Wertheimer, however, rejected Smith’s suggestions as “classic scare tactics” and suggested that the reform community was taking a wait-and-see approach to the FEC’s next move.
“We’ll wait to see what they do. We very much want and believe that people participating in the 2004 elections should not attempt to exploit the FEC’s wrongful regulations to evade and circumvent the campaign finance law,” Wertheimer said.
In addition, the ruling rejected the FEC’s definition of the term “solicit” as it applies to the federal ban on party soft money.
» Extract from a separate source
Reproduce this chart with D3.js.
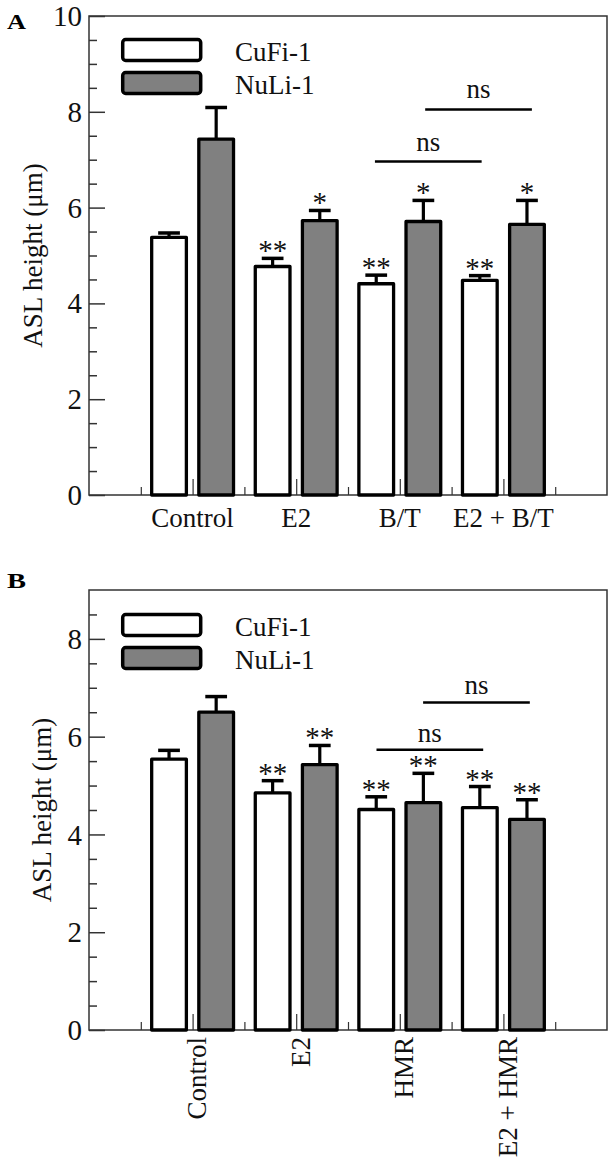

The FEC had chosen to read the term “solicit” as meaning only “to ask” — an overly narrow definition that would be easy to manipulate, Kollar-Kotelly wrote.
“The purpose of Title 1 of BCRA is to divorce national political parties, as well as candidates for federal office and federal officeholders, from the nonfederal money business,” the court wrote. “To permit such individuals and entities to funnel nonfederal money into different organizations by simply not ‘asking’ the donors to do so, but using more nuanced forms of solicitation, would permit conduct that would render the statute largely meaningless.”
Kollar-Kotelly also struck down regulations defining the term “agent,” as it applies to the coordination rules and the soft-money ban, and she threw out the FEC’s exemption of 501(c)(3) charity groups from electioneering-communications provisions. While the FEC had reasoned that the Internal Revenue Service prevents such groups from intervening in political campaigns, thereby negating the need for FEC action, Kollar-Kotelly rejected this approach.